### What to work on
Go through the material below and copy all lines with "that".
== Data for this task ==
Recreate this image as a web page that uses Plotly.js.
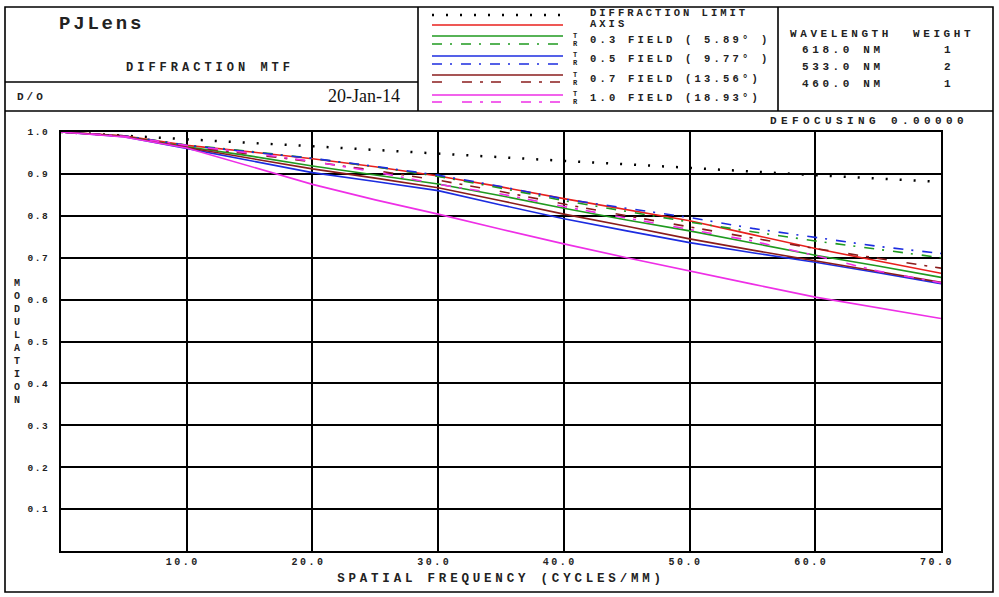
<!DOCTYPE html>
<html>
<head>
<meta charset="utf-8">
<script src="https://cdn.plot.ly/plotly-3.0.1.min.js"></script>
<style>
html,body{margin:0;padding:0;background:#fff;}
#chart{width:999px;height:597px;}
</style>
</head>
<body>
<div id="chart"></div>
<script>
// ---- data ----
const freq = [0, 5, 10, 15, 20, 25, 30, 35, 40, 45, 50, 55, 60, 65, 70];
const diffLimit = [1.0, 0.991, 0.983, 0.974, 0.966, 0.957, 0.949, 0.940, 0.931, 0.923, 0.914, 0.906, 0.897, 0.889, 0.881];
const axisMTF   = [1.0, 0.991, 0.968, 0.953, 0.936, 0.917, 0.895, 0.869, 0.841, 0.815, 0.788, 0.755, 0.722, 0.692, 0.663];
const f03T = [1.0, 0.990, 0.965, 0.943, 0.919, 0.898, 0.876, 0.848, 0.818, 0.790, 0.764, 0.735, 0.706, 0.680, 0.653];
const f03S = [1.0, 0.991, 0.969, 0.954, 0.937, 0.917, 0.894, 0.866, 0.836, 0.810, 0.785, 0.762, 0.740, 0.720, 0.700];
const f05T = [1.0, 0.989, 0.961, 0.932, 0.903, 0.882, 0.860, 0.826, 0.793, 0.764, 0.736, 0.712, 0.689, 0.664, 0.638];
const f05S = [1.0, 0.991, 0.968, 0.953, 0.937, 0.918, 0.897, 0.870, 0.840, 0.818, 0.796, 0.770, 0.748, 0.727, 0.710];
const f07T = [1.0, 0.990, 0.963, 0.938, 0.912, 0.890, 0.867, 0.836, 0.804, 0.775, 0.745, 0.718, 0.693, 0.667, 0.641];
const f07S = [1.0, 0.990, 0.966, 0.948, 0.929, 0.908, 0.885, 0.858, 0.828, 0.800, 0.773, 0.747, 0.722, 0.698, 0.675];
const f10T = [1.0, 0.988, 0.962, 0.918, 0.875, 0.838, 0.804, 0.768, 0.733, 0.700, 0.668, 0.637, 0.606, 0.580, 0.555];
const f10S = [1.0, 0.990, 0.968, 0.950, 0.930, 0.905, 0.875, 0.852, 0.822, 0.795, 0.768, 0.740, 0.705, 0.668, 0.640];

const xTickVals = [10, 20, 30, 40, 50, 60, 70];
const xTickText = ["10.0", "20.0", "30.0", "40.0", "50.0", "60.0", "70.0"];
const yTickVals = [0.1, 0.2, 0.3, 0.4, 0.5, 0.6, 0.7, 0.8, 0.9, 1.0];
const yTickText = ["0.1", "0.2", "0.3", "0.4", "0.5", "0.6", "0.7", "0.8", "0.9", "1.0"];

const fieldLabels = ["0.3 FIELD ( 5.89° )", "0.5 FIELD ( 9.77° )", "0.7 FIELD (13.56°)", "1.0 FIELD (18.93°)"];
const wlLabels = ["618.0 NM", "533.0 NM", "460.0 NM"];
const wlWeights = ["1", "2", "1"];

const cRed = "#e8201c", cGreen = "#1f9a1f", cBlue = "#1c2ce0", cBrown = "#8a1c1c", cMag = "#ee2fe6";
const DOT = "2px,12px";
const DASHDOT = "10px,8px,2px,9px";
const LDASHDOT = "10px,20px,10px,8px,3px,8px";

// ---- layout geometry ----
const W = 999, H = 597;
const L = 61, R = 941, T = 132, B = 551;
const PX = x => (x - L) / (R - L);
const PY = y => (B - y) / (B - T);
const MONO = "Liberation Mono, Courier New, monospace";

function tr(x, y, color, dash, width) {
  return {x: x, y: y, type: "scatter", mode: "lines", hoverinfo: "skip",
          line: {color: color, dash: dash, width: width || 1.6}, showlegend: false};
}
const traces = [
  tr(freq, diffLimit, "#000", DOT, 2.5),
  tr(freq, axisMTF, cRed, "solid"),
  tr(freq, f03T, cGreen, "solid"),
  tr(freq, f03S, cGreen, DASHDOT),
  tr(freq, f05T, cBlue, "solid"),
  tr(freq, f05S, cBlue, DASHDOT),
  tr(freq, f07T, cBrown, "solid"),
  tr(freq, f07S, cBrown, LDASHDOT),
  tr(freq, f10T, cMag, "solid"),
  tr(freq, f10S, cMag, LDASHDOT)
];

function line(x0, y0, x1, y1, color, dash, width) {
  return {type: "line", xref: "paper", yref: "paper", x0: PX(x0), x1: PX(x1), y0: PY(y0), y1: PY(y1),
          line: {color: color || "#000", width: width || 1.6, dash: dash || "solid"}};
}
const shapes = [
  {type: "rect", xref: "paper", yref: "paper", x0: PX(5), x1: PX(993), y0: PY(592), y1: PY(7),
   line: {color: "#000", width: 1.6}},
  line(5, 111, 993, 111),
  line(418, 7, 418, 111),
  line(778, 7, 778, 111),
  line(5, 82, 418, 82),
  // legend samples
  line(432, 15, 563, 15, "#000", DOT, 2.5),
  line(432, 25, 563, 25, cRed),
  line(432, 36, 563, 36, cGreen),
  line(432, 44, 563, 44, cGreen, DASHDOT),
  line(432, 56, 563, 56, cBlue),
  line(432, 64, 563, 64, cBlue, DASHDOT),
  line(432, 75, 563, 75, cBrown),
  line(432, 82, 563, 82, cBrown, LDASHDOT),
  line(432, 95, 563, 95, cMag),
  line(432, 102, 563, 102, cMag, LDASHDOT)
];

function ann(text, x, y, size, xanchor, opts) {
  const xa = xanchor || "left";
  return Object.assign({text: text, xref: "paper", yref: "paper", x: PX(x), y: PY(y),
    xanchor: xa, align: xa === "center" ? "center" : xa, yanchor: "middle", showarrow: false,
    font: {family: MONO, size: size, color: "#222", weight: "bold"}}, opts || {});
}
const annotations = [
  ann("PJLens", 57, 24, 19),
  ann("DIFFRACTION MTF", 124, 68, 12),
  ann("D/O", 15, 97, 11),
  ann("20-Jan-14", 402, 96, 18, "right", {font: {family: "Liberation Serif, Times New Roman, serif", size: 18, color: "#111"}}),
  ann("DIFFRACTION LIMIT", 588, 13, 10.5),
  ann("AXIS", 588, 24, 10.5),
  ann("WAVELENGTH", 788, 34, 11),
  ann("WEIGHT", 911, 34, 11),
  ann("DEFOCUSING 0.00000", 768, 121, 11),
  ann("M<br>O<br>D<br>U<br>L<br>A<br>T<br>I<br>O<br>N", 17, 342, 10, "center")
];
const fieldY = [40, 59, 79, 98];
fieldLabels.forEach((t, i) => {
  annotations.push(ann(t, 588, fieldY[i], 10.5));
  annotations.push(ann("T", 571, fieldY[i] - 4, 7));
  annotations.push(ann("R", 571, fieldY[i] + 4, 7));
});
const wlY = [50, 67, 84];
wlLabels.forEach((t, i) => {
  annotations.push(ann(t, 800, wlY[i], 11));
  annotations.push(ann(wlWeights[i], 947, wlY[i], 11, "center"));
});

const layout = {
  width: W, height: H, autosize: false,
  margin: {l: L, r: W - R, t: T, b: H - B, pad: 0},
  paper_bgcolor: "#fff", plot_bgcolor: "#fff",
  showlegend: false,
  xaxis: {
    range: [0, 70], tickvals: xTickVals, ticktext: xTickText, ticks: "",
    showgrid: true, gridcolor: "#000", gridwidth: 2, zeroline: false,
    showline: true, linecolor: "#000", linewidth: 2, mirror: true,
    ticklabelshift: -4,
    tickfont: {family: MONO, size: 10, color: "#222", weight: "bold"},
    title: {text: "SPATIAL FREQUENCY (CYCLES/MM)", standoff: 6,
            font: {family: MONO, size: 12.5, color: "#222", weight: "bold"}}
  },
  yaxis: {
    range: [0, 1], tickvals: yTickVals, ticktext: yTickText, ticks: "",
    showgrid: true, gridcolor: "#000", gridwidth: 2, zeroline: false,
    showline: true, linecolor: "#000", linewidth: 2, mirror: true,
    ticklabelstandoff: 8,
    tickfont: {family: MONO, size: 9.5, color: "#222", weight: "bold"}
  },
  shapes: shapes,
  annotations: annotations
};

// letter spacing to imitate the wide bitmap font of the original
const spacing = {
  "PJLens": 2.8, "DIFFRACTION MTF": 4, "D/O": 3,
  "DIFFRACTION LIMIT": 3, "AXIS": 3, "WAVELENGTH": 3.6, "WEIGHT": 3.6,
  "DEFOCUSING 0.00000": 4.4, "SPATIAL FREQUENCY (CYCLES/MM)": 3.8
};
fieldLabels.forEach(t => spacing[t] = 3.2);
wlLabels.forEach(t => spacing[t] = 3.6);

Plotly.newPlot("chart", traces, layout, {staticPlot: true, displayModeBar: false}).then(gd => {
  gd.querySelectorAll("text").forEach(el => {
    const t = el.textContent;
    if (spacing[t] !== undefined) el.style.letterSpacing = spacing[t] + "px";
  });
  gd.querySelectorAll(".xtick text").forEach(el => el.style.letterSpacing = "2.5px");
  gd.querySelectorAll(".ytick text").forEach(el => el.style.letterSpacing = "1.5px");
});
</script>
</body>
</html>
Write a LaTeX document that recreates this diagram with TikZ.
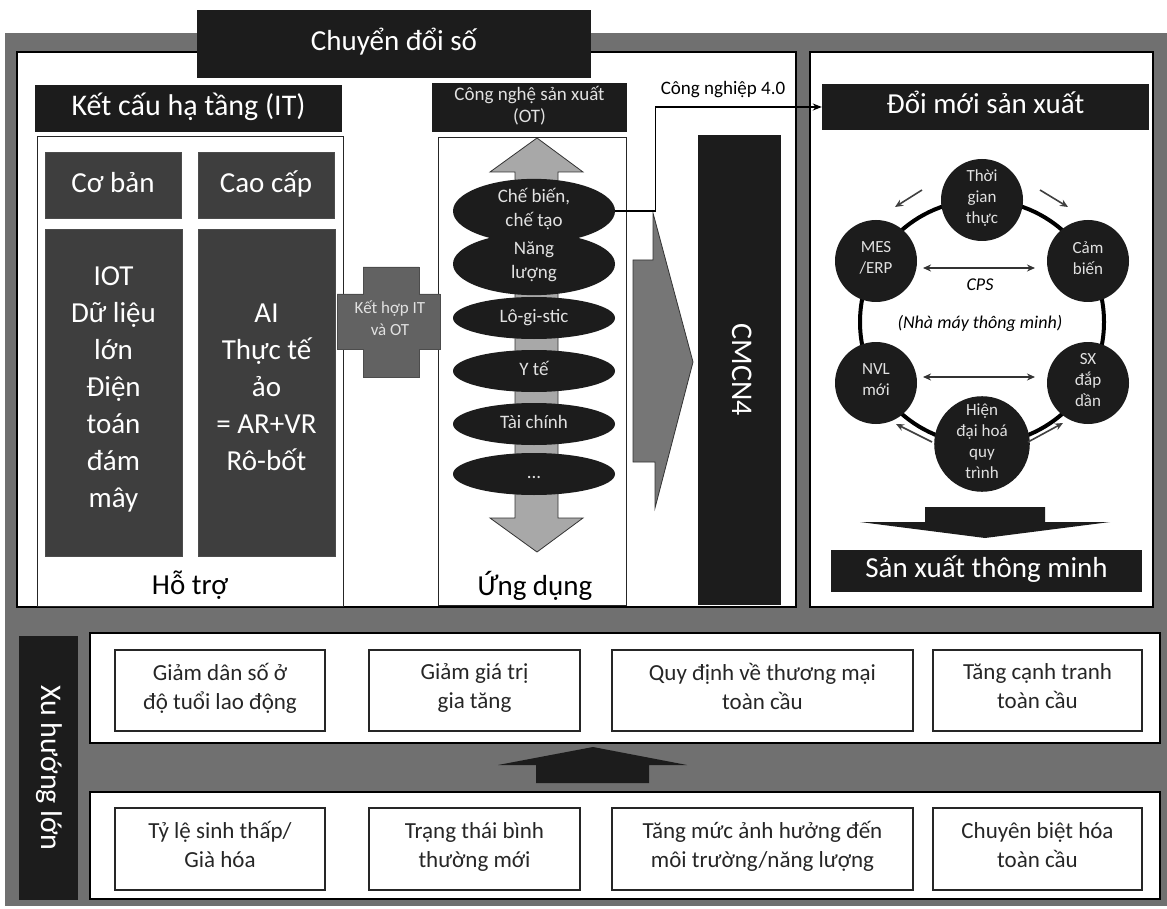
\documentclass[tikz,border=0pt]{standalone}
\usepackage{fontspec}
\setmainfont{Carlito}
\usetikzlibrary{shapes.geometric,arrows.meta}
\definecolor{framegray}{RGB}{112,112,112}
\definecolor{boxblack}{RGB}{28,28,28}
\definecolor{boxdark}{RGB}{62,62,62}
\definecolor{crossgray}{RGB}{98,98,98}
\definecolor{chevgray}{RGB}{118,118,118}
\definecolor{arrowgray}{RGB}{168,168,168}
\definecolor{lighttext}{RGB}{225,225,225}
\newcommand{\myfs}[2]{\fontsize{#1}{#2}\selectfont}
\begin{document}
\begin{tikzpicture}[x=1pt,y=-1pt,
  every node/.style={execute at begin node={\strut},execute at end node={\strut}},
  panel/.style={fill=white,draw=black,line width=1.2pt},
  thinbox/.style={draw=black!85,line width=1pt,fill=white},
  blackbox/.style={rectangle,fill=boxblack,text=white,inner sep=0pt,align=center,font=\myfs{29}{34}},
  darkbox/.style={rectangle,fill=boxdark,draw=black!70,line width=0.6pt,text=white,inner sep=0pt,align=center,font=\myfs{29}{37}},
  ell/.style={ellipse,fill=boxblack,minimum width=162pt,minimum height=42pt,inner sep=0pt,text=lighttext,align=center,font=\myfs{19}{24}},
  circ/.style={circle,fill=boxblack,minimum size=82pt,inner sep=0pt,text=lighttext,align=center,font=\myfs{17}{21}},
  tbox/.style={rectangle,draw=black!85,line width=1.2pt,fill=white,inner sep=0pt,align=center,text=black!85,font=\myfs{23}{29}},
  smallarrow/.style={draw=black!75,line width=1.6pt,-{Stealth[length=8pt,width=7pt]}},
  dblarrow/.style={draw=black!80,line width=1.6pt,{Stealth[length=8pt,width=7pt]}-{Stealth[length=8pt,width=7pt]}},
  biglabel/.style={text=black,font=\myfs{29}{34}}
]
\useasboundingbox (0,0) rectangle (1167,909);
\fill[white] (0,0) rectangle (1167,909);
% outer grey frame
\fill[framegray] (5,33) rectangle (1167,906);
% panels
\draw[panel] (17,52) rectangle (796,607);
\draw[panel] (810,52) rectangle (1153,607);
\draw[panel] (90,633) rectangle (1160,743);
\draw[panel] (90,792) rectangle (1160,899);

% title
\node[blackbox,minimum width=394pt,minimum height=68pt,font=\myfs{29}{34}] (cds) at (394,44) {Chuyển đổi số};

% IT column
\node[blackbox,minimum width=307pt,minimum height=47pt,font=\myfs{30}{34}] (kc) at (188.5,108.5) {Kết cấu hạ tầng (IT)};
\node[thinbox,minimum width=306pt,minimum height=469pt,inner sep=0pt] (hotrobox) at (190,371.5) {};
\node[biglabel] (hotro) at (190,588) {Hỗ trợ};
\node[darkbox,minimum width=136pt,minimum height=66pt] (cb) at (113,185) {Cơ bản};
\node[darkbox,minimum width=136pt,minimum height=66pt] (cc) at (266,185) {Cao cấp};
\node[darkbox,minimum width=137pt,minimum height=327pt] (cbl) at (113.5,392.5) {IOT\\Dữ liệu\\lớn\\Điện\\toán\\đám\\mây};
\node[darkbox,minimum width=137pt,minimum height=327pt] (ccl) at (266.5,392.5) {AI\\Thực tế\\ảo\\= AR+VR\\Rô-bốt};

% OT column
\node[blackbox,minimum width=195pt,minimum height=49pt,text=lighttext,font=\myfs{19}{22}] (ot) at (529.5,107.5) {Công nghệ sản xuất\\(OT)};
\node[thinbox,minimum width=188pt,minimum height=467pt,inner sep=0pt] (ungbox) at (532,371.5) {};
\node[biglabel] (ung) at (535,588) {Ứng dụng};

% cross "Kết hợp IT và OT"
\filldraw[fill=crossgray,draw=black!70,line width=0.6pt]
  (363,267) -- (419,267) -- (419,294) -- (440,294) -- (440,349) -- (419,349)
  -- (419,377) -- (363,377) -- (363,349) -- (337,349) -- (337,294) -- (363,294) -- cycle;
\node[text=lighttext,align=center,font=\myfs{17}{22}] (kh) at (390,321) {Kết hợp IT\\và OT};

% vertical double arrow
\filldraw[fill=arrowgray,draw=black!80,line width=0.8pt]
  (537,138) -- (583,172) -- (558,172) -- (558,518) -- (583,518) -- (537,552)
  -- (490,518) -- (515,518) -- (515,172) -- (490,172) -- cycle;

% ellipses
\node[ell] (e1) at (534,211) {Chế biến,\\chế tạo};
\node[ell] (e2) at (534,264) {Năng\\lượng};
\node[ell] (e3) at (534,318) {Lô-gi-stic};
\node[ell] (e4) at (534,371) {Y tế};
\node[ell] (e5) at (534,424) {Tài chính};
\node[ell] (e6) at (534,474) {...};

% chevron
\filldraw[fill=chevgray,draw=black!80,line width=0.8pt]
  (633,260) -- (653,260) -- (653,213) -- (693,362) -- (655,508) -- (655,462) -- (633,462) -- cycle;

% CMCN4 bar
\node[blackbox,rotate=-90,minimum width=470pt,minimum height=83pt,font=\myfs{30}{34}] (cmcn) at (739.5,370) {CMCN4};

% right panel
\node[blackbox,minimum width=327pt,minimum height=46pt] (dm) at (985.5,107) {Đổi mới sản xuất};

% connector Công nghiệp 4.0
\draw[black,line width=1.4pt,-{Stealth[length=9pt,width=7pt]}] (e1.east) -- ++(40,0) |- (dm.west);
\node[text=black,font=\myfs{19}{23}] (cn) at (723,90) {Công nghiệp 4.0};

% ring
\coordinate (ringc) at (982,322);
\draw[black,line width=4pt] (ringc) circle[radius=122pt];
\node[circ] (thoi) at (982,200) {Thời\\gian\\thực};
\node[circ] (mes) at (876,261) {MES\\/ERP};
\node[circ] (cam) at (1088,261) {Cảm\\biến};
\node[circ] (nvl) at (876,383) {NVL\\mới};
\node[circ] (sx) at (1088,383) {SX\\đắp\\dần};
\node[circ] (hien) at (982,444) {Hiện\\đại hoá\\quy\\trình};

% small arrows
\coordinate (a1s) at (922,190); \coordinate (a1e) at (895,207);
\coordinate (a2s) at (1040,190); \coordinate (a2e) at (1068,207);
\coordinate (a3s) at (932,442); \coordinate (a3e) at (896,424);
\coordinate (a4s) at (1028,442); \coordinate (a4e) at (1063,423);
\draw[smallarrow] (a1s) -- (a1e);
\draw[smallarrow] (a2s) -- (a2e);
\draw[smallarrow] (a3s) -- (a3e);
\draw[smallarrow] (a4s) -- (a4e);
\coordinate (d1s) at (923,268); \coordinate (d1e) at (1035,268);
\coordinate (d2s) at (923,377); \coordinate (d2e) at (1035,377);
\draw[dblarrow] (d1s) -- (d1e);
\draw[dblarrow] (d2s) -- (d2e);
\node[text=black,font=\itshape\myfs{18}{22}] (cps) at (980,286) {CPS};
\node[text=black,font=\itshape\myfs{18}{22}] (nmtm) at (980,324) {(Nhà máy thông minh)};

% down arrow
\fill[boxblack] (925,507) -- (1045,507) -- (1045,522) -- (1110,522) -- (985,538) -- (860,522) -- (925,522) -- cycle;
\node[blackbox,minimum width=311pt,minimum height=42pt] (sxtm) at (986.5,571) {Sản xuất thông minh};

% bottom: megatrends
\node[blackbox,rotate=-90,minimum width=264pt,minimum height=59pt,font=\myfs{30}{34}] (xh) at (48.5,768) {Xu hướng lớn};
\node[tbox,minimum width=210pt,minimum height=81pt] (b1) at (220,690.5) {Giảm dân số ở\\độ tuổi lao động};
\node[tbox,minimum width=211pt,minimum height=81pt] (b2) at (474.5,690.5) {Giảm giá trị\\gia tăng};
\node[tbox,minimum width=301pt,minimum height=81pt] (b3) at (762.5,690.5) {Quy định về thương mại\\toàn cầu};
\node[tbox,minimum width=209pt,minimum height=81pt] (b4) at (1037.5,690.5) {Tăng cạnh tranh\\toàn cầu};
\node[tbox,minimum width=210pt,minimum height=82pt] (c1) at (220,849) {Tỷ lệ sinh thấp/\\Già hóa};
\node[tbox,minimum width=211pt,minimum height=82pt] (c2) at (474.5,849) {Trạng thái bình\\thường mới};
\node[tbox,minimum width=301pt,minimum height=82pt] (c3) at (762.5,849) {Tăng mức ảnh hưởng đến\\môi trường/năng lượng};
\node[tbox,minimum width=209pt,minimum height=82pt] (c4) at (1037.5,849) {Chuyên biệt hóa\\toàn cầu};

% up arrow
\fill[boxblack] (593,747) -- (687,765) -- (649,765) -- (649,783) -- (536,783) -- (536,765) -- (498,765) -- cycle;
\end{tikzpicture}
\end{document}
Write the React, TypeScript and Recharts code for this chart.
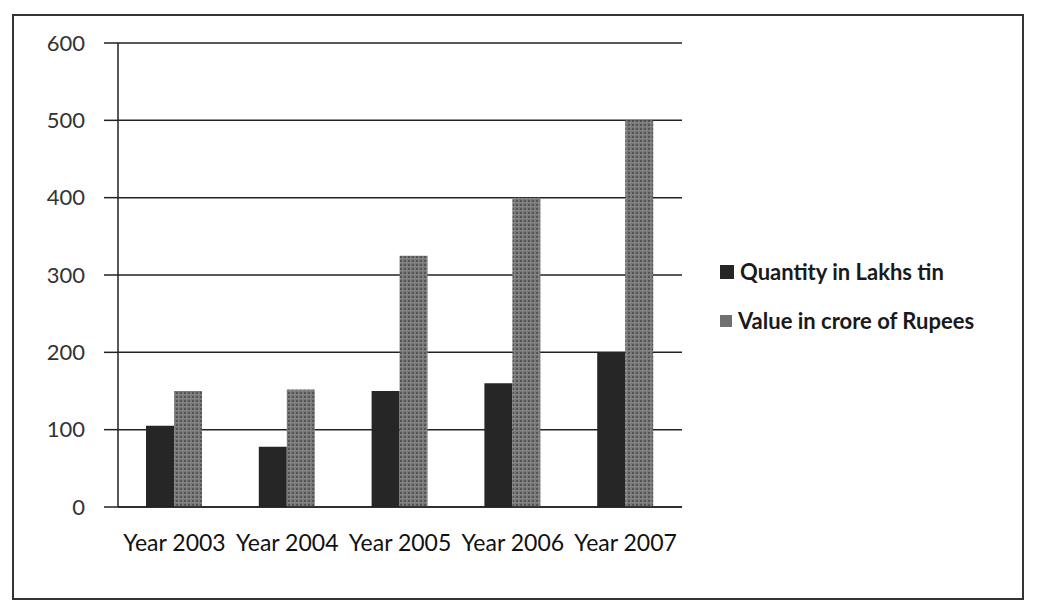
===
### Answer for this exercise
Recreate this image as a web page that uses Plotly.js.
Write a LaTeX document that recreates this diagram with TikZ.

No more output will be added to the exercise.